In a comment on a previous question, someone said that the following sql statement opens me up to sql injection:
select ss.*, se.name as engine, ss.last_run_at + interval ss.refresh_frequency day as next_run_at, se.logo_name from searches ss join search_engines se on ss.engine_id = se.id where ss.user_id='.$user_id.' group by ss.id order by ss.project_id, ss.domain, ss.keywords
Assuming that the $userid variable is properly escaped, how does this make me vulnerable, and what can I do to fix it?
Assuming it is properly escaped, it doesn't make you vulnerable. The thing is that escaping properly is harder than it looks at first sight, and you condemn yourself to escape properly every time you do a query like that. If possible, avoid all that trouble and use prepared statements (or binded parameters or parameterized queries). The idea is to allow the data access library to escape values properly.
For example, in PHP, using mysqli:
$db_connection = new mysqli("localhost", "user", "pass", "db"); $statement = $db_connection->prepare("SELECT thing FROM stuff WHERE id = ?"); $statement->bind_param("i", $user_id); //$user_id is an integer which goes //in place of ? $statement->execute();
Every SQL interface library worth using has some kind of support for binding parameters. Don't try to be clever, just use it.
You may really, really think/hope you've escaped stuff properly, but it's just not worth the time you don't.
Also, several databases support prepared statement caching, so doing it right can also bring you efficiency gains.
Easier, safer, faster.
If it is properly escaped and validated, then you don't have a problem.
The problem arises when it is not properly escaped or validated. This could occur by sloppy coding or an oversight.

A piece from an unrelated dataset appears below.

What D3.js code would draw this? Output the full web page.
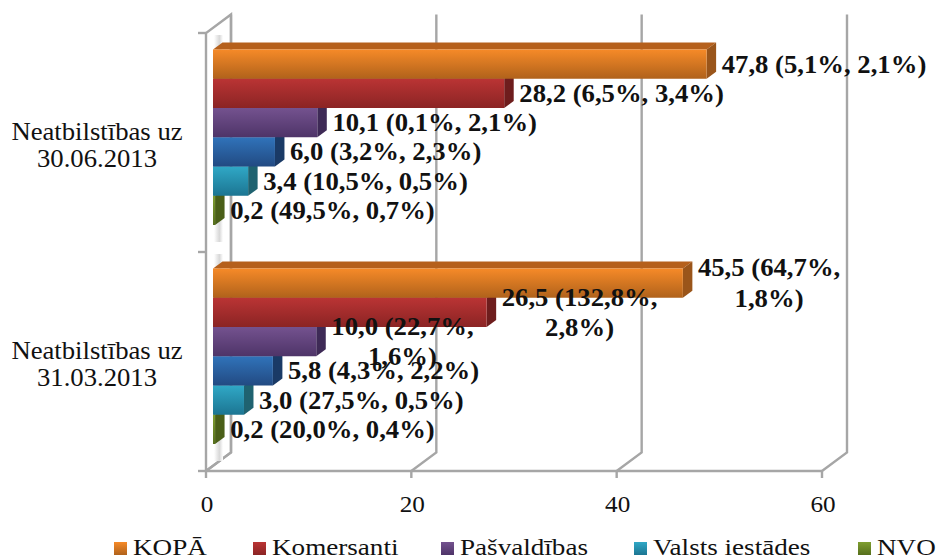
<!DOCTYPE html>
<html><head><meta charset="utf-8">
<script src="https://cdn.jsdelivr.net/npm/d3@7/dist/d3.min.js"></script>
<style>html,body{margin:0;padding:0;background:#fff}svg{display:block}
text{font-family:"Liberation Serif",serif;fill:#111}</style></head>
<body><div id="c"></div>
<script>
const categories=["Neatbilstības uz\n30.06.2013","Neatbilstības uz\n31.03.2013"];
const seriesKeys=["KOPĀ","Komersanti","Pašvaldības","Neuzrādīts","Valsts iestādes","NVO"];
const kopa=[47.8,45.5];
const komersanti=[28.2,26.5];
const pasvaldibas=[10.1,10.0];
const neuzradits=[6.0,5.8];
const valsts=[3.4,3.0];
const nvo=[0.2,0.2];
const values=[kopa,komersanti,pasvaldibas,neuzradits,valsts,nvo];
const labelsKopa=["47,8 (5,1%, 2,1%)","45,5 (64,7%,\n1,8%)"];
const labelsKomersanti=["28,2 (6,5%, 3,4%)","26,5 (132,8%,\n2,8%)"];
const labelsPasvaldibas=["10,1 (0,1%, 2,1%)","10,0 (22,7%,\n1,6%)"];
const labelsNeuzradits=["6,0 (3,2%, 2,3%)","5,8 (4,3%, 2,2%)"];
const labelsValsts=["3,4 (10,5%, 0,5%)","3,0 (27,5%, 0,5%)"];
const labelsNvo=["0,2 (49,5%, 0,7%)","0,2 (20,0%, 0,4%)"];
const labels=[labelsKopa,labelsKomersanti,labelsPasvaldibas,labelsNeuzradits,labelsValsts,labelsNvo];
const xTicks=[0,20,40,60];
const legendItems=["KOPĀ","Komersanti","Pašvaldības","Valsts iestādes","NVO"];
const legendX=[114,253,441,634,858];
const palette={"KOPĀ":["#f68a28","#b0621b","#b5601c","#9a551a"],"Komersanti":["#ba3434","#8b2424","#8b2424","#6e1d1d"],
"Pašvaldības":["#74528f","#4e3468","#4e3468","#3e2a56"],"Neuzrādīts":["#3073ba","#224a82","#224a82","#1a3a66"],
"Valsts iestādes":["#30a8c6","#1c7592","#1c7592","#1f6270"],"NVO":["#7f9e30","#566f1c","#566f1c","#4a5f18"]};

const W=936,H=560;
const svg=d3.select("#c").append("svg").attr("width",W).attr("height",H);
const defs=svg.append("defs");
seriesKeys.forEach((k,i)=>{
  const g=defs.append("linearGradient").attr("id","g"+i).attr("x1",0).attr("x2",0).attr("y1",0).attr("y2",1);
  g.append("stop").attr("offset","0%").attr("stop-color",palette[k][0]);
  g.append("stop").attr("offset","100%").attr("stop-color",palette[k][1]);
});
const wall=defs.append("linearGradient").attr("id","wall").attr("x1",0).attr("x2",1).attr("y1",0).attr("y2",0);
wall.append("stop").attr("offset","0%").attr("stop-color","#fff");
wall.append("stop").attr("offset","60%").attr("stop-color","#d8d8d8");
wall.append("stop").attr("offset","100%").attr("stop-color","#fff");

const x=d3.scaleLinear().domain([0,60]).range([206,822]);
const y=d3.scaleBand().domain(categories).range([33,471]);
const inner=d3.scaleBand().domain(seriesKeys).range([16.5,192]);
const dx=25,dy=-18.5;
const barShift=7,bdx=9.5,bdy=-7;
const grid="#a6a6a6";
const gridG=svg.append("g").attr("fill","none").attr("stroke",grid).attr("stroke-width",2.4);
gridG.append("path").attr("d",`M${x(0)},${y.range()[1]}V${y.range()[0]}l${dx},${dy}V${y.range()[1]+dy}L${x(0)},${y.range()[1]}`);
svg.append("g").selectAll("rect").data(categories).join("rect")
 .attr("x",x(0)+8).attr("width",9).attr("y",d=>y(d)+2).attr("height",y.bandwidth()-12).attr("fill","url(#wall)");
xTicks.forEach(t=>{
  gridG.append("path").attr("d",`M${x(t)},${y.range()[1]}l${dx},${dy}V${y.range()[0]+dy}`);
});
gridG.append("path").attr("d",`M${x(0)},${y.range()[1]}H${x(60)}`);
const tickVals=[...categories.map(c=>y(c)),y.range()[1]];
gridG.selectAll(".t").data(tickVals).join("path").attr("class","t").attr("d",d=>`M${x(0)-8},${d}H${x(0)}`);
gridG.selectAll(".b").data(xTicks).join("path").attr("class","b").attr("d",d=>`M${x(d)},${y.range()[1]}v7`);

const bars=svg.append("g");
const scaleV=v=>x(v)+barShift+v*0.06;
categories.forEach((c,ci)=>{
  seriesKeys.slice().reverse().forEach(s=>{
    const si=seriesKeys.indexOf(s);
    const v=values[si][ci];
    const x0=x(0)+barShift,x1=scaleV(v),y0=y(c)+inner(s),h=inner.bandwidth();
    const g=bars.append("g");
    g.append("path").attr("d",`M${x0},${y0}l${bdx},${bdy}H${x1+bdx}L${x1},${y0}Z`).attr("fill",palette[s][2]);
    g.append("path").attr("d",`M${x1},${y0}l${bdx},${bdy}v${h}L${x1},${y0+h}Z`).attr("fill",palette[s][3]);
    g.append("rect").attr("x",x0).attr("y",y0).attr("width",Math.max(0,x1-x0)).attr("height",h).attr("fill",`url(#g${si})`);
  });
});
const sx=1.09;
const lab=svg.append("g").attr("font-weight","bold").attr("font-size",24.5);
const lh=30.5;
categories.forEach((c,ci)=>{
  seriesKeys.forEach((s,si)=>{
    const lines=labels[si][ci].split("\n");
    const cy=y(c)+inner(s)+inner.bandwidth()/2;
    const left=scaleV(values[si][ci])+bdx+5.5;
    const t=lab.append("text").attr("text-anchor","middle");
    lines.forEach((l,i)=>t.append("tspan").text(l).attr("x",0).attr("y",cy+8.5+(i-(lines.length-1)/2)*lh));
    const w=d3.max(t.selectAll("tspan").nodes(),n=>n.getComputedTextLength());
    t.attr("transform",`translate(${left+w*sx/2},0) scale(${sx},1)`);
  });
});
const catG=svg.append("g").attr("font-size",24.5).attr("text-anchor","middle");
categories.forEach(c=>{
  const lines=c.split("\n");
  const t=catG.append("text").attr("transform","translate(97,0) scale(1.09,1)");
  lines.forEach((l,i)=>t.append("tspan").attr("x",0).attr("y",y(c)+y.bandwidth()/2+11+(i-0.5)*27.5).text(l));
});
svg.append("g").attr("font-size",24).attr("text-anchor","middle").selectAll("text").data(xTicks).join("text")
 .attr("transform",d=>`translate(${x(d)+1},512) scale(1.05,1)`).text(d=>d);
const leg=svg.append("g").selectAll("g").data(legendItems).join("g").attr("transform",(d,i)=>`translate(${legendX[i]},0)`);
leg.append("rect").attr("y",542).attr("width",13).attr("height",13)
 .attr("fill",d=>`url(#g${seriesKeys.indexOf(d)})`);
leg.append("text").attr("transform","translate(19,554.8) scale(1.13,1)").attr("font-size",24).text(d=>d);
</script></body></html>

The problem is not with particular instances, but with the pattern. This pattern makes SQL injection possible, while the other pattern makes it impossible.
If $user_id is escaped, then you should not be vulnerable to SQL Injection.
In this case, I would also ensure that the $user_id is numeric or an integer (depending on the exact type required). You should always limit the data to the most restrictive type you can.
I think 'Properly Escaped' here is the keyword. In your last question, I'm making the assumption that your code is copy pasted from your production code, and since you asked question about three tables join, I also make the assumption that you didn't do proper escaping, hence my remark on SQL Injection attack.
To answer your question, as so many people here has described, IF the variable has been 'Properly Escaped', then you have no problem. But why trouble yourself by doing that? As some people have pointed out, sometimes Properly Escaping is not a straightforward thing to do. There are patterns and library in PHP that makes SQL Injection impossible, why don't we just use that? (I also deliberately make assumption that your code is in fact PHP). Vinko Vrsalovic answer may give you ideas on how to approach this problem.
That statement as such isn't really a problem, its "safe", however I don't know how you are doing this (one level up on the API stack). If $user_id is getting inserted into the statement using string operations (like as if you are letting Php automatically fill out the statement) then its dangerous.
If its getting filled in using a binding API, then your ready to go.
All answers are good and right, but I feel I need to add that the prepare/execute paradigm is not the only solution, either. You should have a database abstraction layer, rather than using the library functions directly and such a layer is a good place to explicitly escape string parameters, whether you let prepare do it, or you do it yourself.